Tuesday, August 30, 2005

(from the East Coast) gotta get on board now, oh yeah!

You’re done with the nuts and blots of the New Haven move-in. You’ve got your return ticket home, but it’s not for a couple of days yet. What do you do? Get on that Metro Line and head south to NY, or on the Amtrak line and head north to Providence or Boston. There are trains. They'll take you places. Yesss!

Don’t know anyone in Providence. Do know someone who is currently in dire straights in Boston –moving in and overwhelmed. So easy to hop on a train and do a spin up to where the seafood is legal.


New Haven Aug 05 035 at dinner: all seafood, all legal

I am setting up a company upon my return to Madison: Moving Madness. CEO/CFO/CeverythingO NLC. You yelp, I help.

The thing about paying attention to others and their moving issues is that it takes the mind off of one’s own.
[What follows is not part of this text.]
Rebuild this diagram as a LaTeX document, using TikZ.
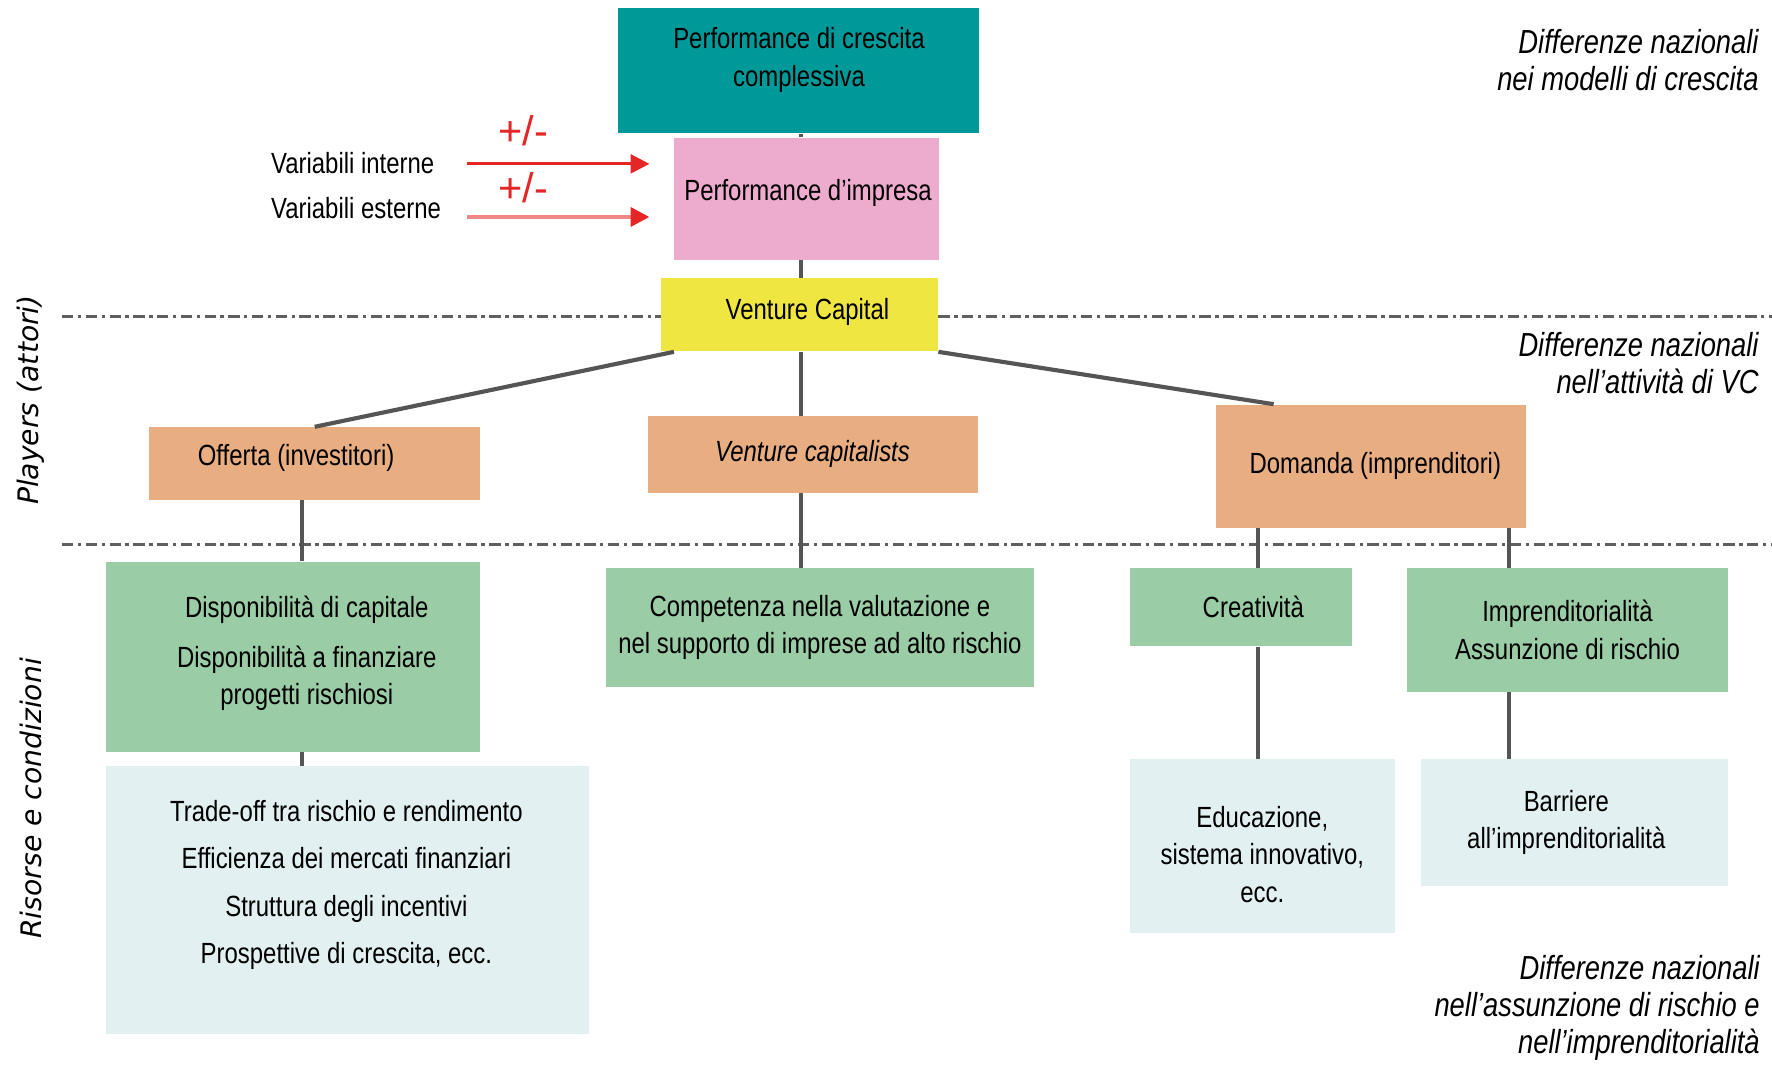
\documentclass[tikz,border=0pt]{standalone}
\usepackage{fontspec}
\setmainfont{Liberation Sans}[FakeStretch=0.82]
\newfontfamily\sidefont{DejaVu Sans}[ItalicFont={DejaVu Sans Oblique}]
\newfontfamily\signfont{Liberation Sans}
\usetikzlibrary{arrows.meta,calc}
\definecolor{growthteal}{RGB}{0,153,153}
\definecolor{firmpink}{RGB}{237,171,206}
\definecolor{vcyellow}{RGB}{240,230,66}
\definecolor{playerorange}{RGB}{232,174,130}
\definecolor{resgreen}{RGB}{154,205,165}
\definecolor{condblue}{RGB}{227,240,241}
\definecolor{linkgray}{RGB}{85,85,85}
\definecolor{sepgray}{RGB}{95,95,95}
\definecolor{arrowred}{RGB}{228,38,38}
\tikzset{
    box/.style={
    rectangle,inner sep=2pt,align=center,text=black,font=\fontsize{15.5}{19.8}\selectfont
    },
    growth/.style={box,fill=growthteal},
    firm/.style={box,fill=firmpink},
    vcbox/.style={box,fill=vcyellow},
    player/.style={box,fill=playerorange},
    resource/.style={box,fill=resgreen},
    condition/.style={box,fill=condblue},
    link/.style={
    draw=linkgray,line width=2.2pt
    },
    sepline/.style={
    draw=sepgray,line width=1.5pt,dash pattern=on 6pt off 2.4pt on 1.8pt off 2.4pt
    },
    influence/.style={
    line width=1.6pt,shorten >=12.6pt,-{Triangle[length=10pt,width=10pt,color=arrowred]}
    },
    varname/.style={anchor=west,font=\fontsize{15.5}{19.8}\selectfont},
    sign/.style={text=arrowred,font=\signfont\fontsize{22}{22}\selectfont},
    note/.style={anchor=east,align=right,font=\fontsize{17.7}{19.5}\selectfont\itshape},
    side/.style={rotate=90,font=\sidefont\itshape\fontsize{15}{18}\selectfont},
}
\begin{document}
\begin{tikzpicture}[x=0.6pt,y=-0.6pt]
  \useasboundingbox (0,0) rectangle (1568,942);

  % livello della crescita
  \node[growth,minimum width=191.4pt,minimum height=66.6pt] (growth) at (706.5,62.5) {};
  \node[box] (growthtext) at (707,53) {Performance di crescita\\complessiva};
  \node[firm,minimum width=141pt,minimum height=64.8pt] (firm) at (713.5,176) {};
  \node[box] (firmtext) at (715,171) {Performance d’impresa};
  \node[vcbox,minimum width=147pt,minimum height=39pt] (vcap) at (707.5,278.5) {};
  \node[box] (vcaptext) at (714.5,276) {Venture Capital};

  % players
  \node[player,minimum width=175.8pt,minimum height=38.4pt] (offerta) at (278.5,410) {};
  \node[box] (offertatext) at (262,405) {Offerta (investitori)};
  \node[player,minimum width=175.2pt,minimum height=40.8pt] (vcs) at (719,402) {\itshape Venture capitalists};
  \node[player,minimum width=164.4pt,minimum height=65.4pt] (domanda) at (1213,412.5) {};
  \node[box] (domandatext) at (1217,412) {Domanda (imprenditori)};

  % risorse
  \node[resource,minimum width=198.6pt,minimum height=100.8pt] (disp) at (259.5,581) {};
  \node[box] (disptext) at (271.5,578) {Disponibilità di capitale\\[6.6pt]Disponibilità a finanziare\\progetti rischiosi};
  \node[resource,minimum width=227.4pt,minimum height=63pt] (compet) at (725.5,555.5) {Competenza nella valutazione e\\nel supporto di imprese ad alto rischio};
  \node[resource,minimum width=117.6pt,minimum height=41.4pt] (creat) at (1098,537.5) {};
  \node[box] (creattext) at (1109,537) {Creatività};
  \node[resource,minimum width=170.4pt,minimum height=65.4pt] (impr) at (1387,557.5) {Imprenditorialità\\Assunzione di rischio};

  % condizioni
  \node[condition,minimum width=256.2pt,minimum height=142.2pt] (condoff) at (307.5,796.5) {};
  \node[box] (condtext) at (306.5,783) {Trade-off tra rischio e rendimento\\[5.4pt]Efficienza dei mercati finanziari\\[5.4pt]Struttura degli incentivi\\[5.4pt]Prospettive di crescita, ecc.};
  \node[condition,minimum width=140.4pt,minimum height=92.4pt] (edu) at (1117,749) {};
  \node[box] (edutext) at (1117,756) {Educazione,\\sistema innovativo,\\ecc.};
  \node[condition,minimum width=163.2pt,minimum height=67.2pt] (barr) at (1393,728) {};
  \node[box] (barrtext) at (1386,728) {Barriere\\all’imprenditorialità};

  % variabili
  \node[varname] (varint) at (234,144) {Variabili interne};
  \node[varname] (varest) at (234,184) {Variabili esterne};
  \node[sign] (signA) at (463,116) {+/-};
  \node[sign] (signB) at (463,166) {+/-};
  \coordinate (inA) at (413,145);
  \coordinate (inB) at (413,192);
  \draw[influence,draw=arrowred] (inA) -- (inA -| firm.west);
  \draw[influence,draw=arrowred!55!white,line width=2.2pt] (inB) -- (inB -| firm.west);

  % note
  \node[note] (noteA) at (1562,53) {Differenze nazionali\\nei modelli di crescita};
  \node[note] (noteB) at (1562,321.5) {Differenze nazionali\\nell’attività di VC};
  \node[note] (noteC) at (1563,892) {Differenze nazionali\\nell’assunzione di rischio e\\nell’imprenditorialità};
  \node[side] (players) at (27,354) {Players (attori)};
  \node[side] (risorse) at (27,706.5) {Risorse e condizioni};

  % separatori
  \coordinate (sepA) at (55,280);
  \coordinate (sepB) at (1568,280);
  \coordinate (sepC) at (55,482);
  \coordinate (sepD) at (1568,482);
  \draw[sepline] (sepA) -- (sepA -| vcap.west);
  \draw[sepline] (sepA -| vcap.east) -- (sepB);
  \draw[sepline] (sepC) -- (sepD);

  % collegamenti
  \draw[link] ([xshift=1.5pt]growth.south) -- ([xshift=1.5pt]growth.south |- firm.north);
  \draw[link] ([xshift=-2.7pt]firm.south) -- ([xshift=-2.7pt]firm.south |- vcap.north);
  \draw[link] ([xshift=0.9pt]vcap.south) -- ([xshift=0.9pt]vcap.south |- vcs.north);
  \draw[link] ([xshift=7pt]vcap.south west) -- (offerta.north);
  \draw[link] (vcap.south east) -- ([xshift=-51.6pt]domanda.north);
  \draw[link] ([xshift=-6.9pt]offerta.south) -- ([xshift=-6.9pt]offerta.south |- disp.north);
  \draw[link] ([xshift=4.5pt]disp.south) -- ([xshift=4.5pt]disp.south |- condoff.north);
  \draw[link] ([xshift=-6pt]vcs.south) -- ([xshift=-6pt]vcs.south |- compet.north);
  \draw[link] ([xshift=9pt]creat.north) -- ([xshift=9pt]creat.north |- domanda.south);
  \draw[link] ([xshift=9pt]creat.south) -- ([xshift=9pt]creat.south |- edu.north);
  \draw[link] ([xshift=-31.2pt]impr.north) -- ([xshift=-31.2pt]impr.north |- domanda.south);
  \draw[link] ([xshift=-31.2pt]impr.south) -- ([xshift=-31.2pt]impr.south |- barr.north);
\end{tikzpicture}
\end{document}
So that if I can boss around another with instructions on where to pound nails for the various wall hanging projects, then I do not have to remember that I have INSURMOUNTABLE picture hanging issues awaiting me back in Madison [as in: how do you even begin to mount pictures on a thirty foot wall? In steps? Gradations? Several layers? One layer? How?].

Okay, yesterday I was giving a critical assessment of my little one’s living space. Today was all about the Cambridge acclimatization of another. Tomorrow? Tomorrow I say ah, you’re all doing well in your new places. They are fantastically beautiful. You did a splendid job! My plan is to now head out and do some serious town-browsing. I've missed that.

(from the East Coast) when the “to do” list is so long that it doesn’t fit on a single page...

What then? Get up early and get to it.

I worked my tail off yesterday. No, really, we both did. On a hot, steamy (yes steamy, damn it, as in full of steam and humidity) day, we built, carried, purchased, shuffled and generally did everything necessary to bring this move-in project to a completion.

And it’s almost done. So much so, that I am about to retreat and let her finish it on her own. She (my little one) has already basically taken ownership of the project. Independence is a good thing.

HOWEVER:

On the road to success there are many tripping (if not tipping) points.

I’ll give just one example.

Those beautiful Matisse prints that I had agreed to ship to New Haven, why did they have to come wrapped in one thousand Styrofoam bubbles? Why, when I opened the box, did they all have to spill out on the sidewalk and street, leaving me vulnerable and likely to be arrested for defacing public spaces?

The village green was sprinkled with a fine layer of Styrofoam snow and I was left with a choice of either staying behind and waging a futile war with the dancing debris, or running in the other direction, with the prints carried high over my head like some kind of a sail of a thief who couldn’t quite handle the mast lines.

BUT THEN:

At some point, the two of us threw up our hands and said let’s Roomba!



New Haven Aug 05 016

You had to be there. Roomba is arguably New Haven’s best eatery (this in a town of dozens of fine eateries). It’s special: sleek, casual (no tablecloths, simple settings) and totally creative Latin cuisine.

Even though Roomba doesn’t require it, people treat going there as a big culinary deal. They take care with their appearance.

My little one and I went from unpacking boxes and building furniture to wiping grease and dirt as best we could so that we could present ourselves in this place of all places without causing a stir.

The food – ahhh the food. I’d never been there before. Somehow I saw it as belonging to the category of places you go to when you have both a birthday, an anniversary and a letter announcing your biggest promotion ever, all coming together on the same day. So it is fitting that we went there on the day when we simply needed a break from building a living space for the year.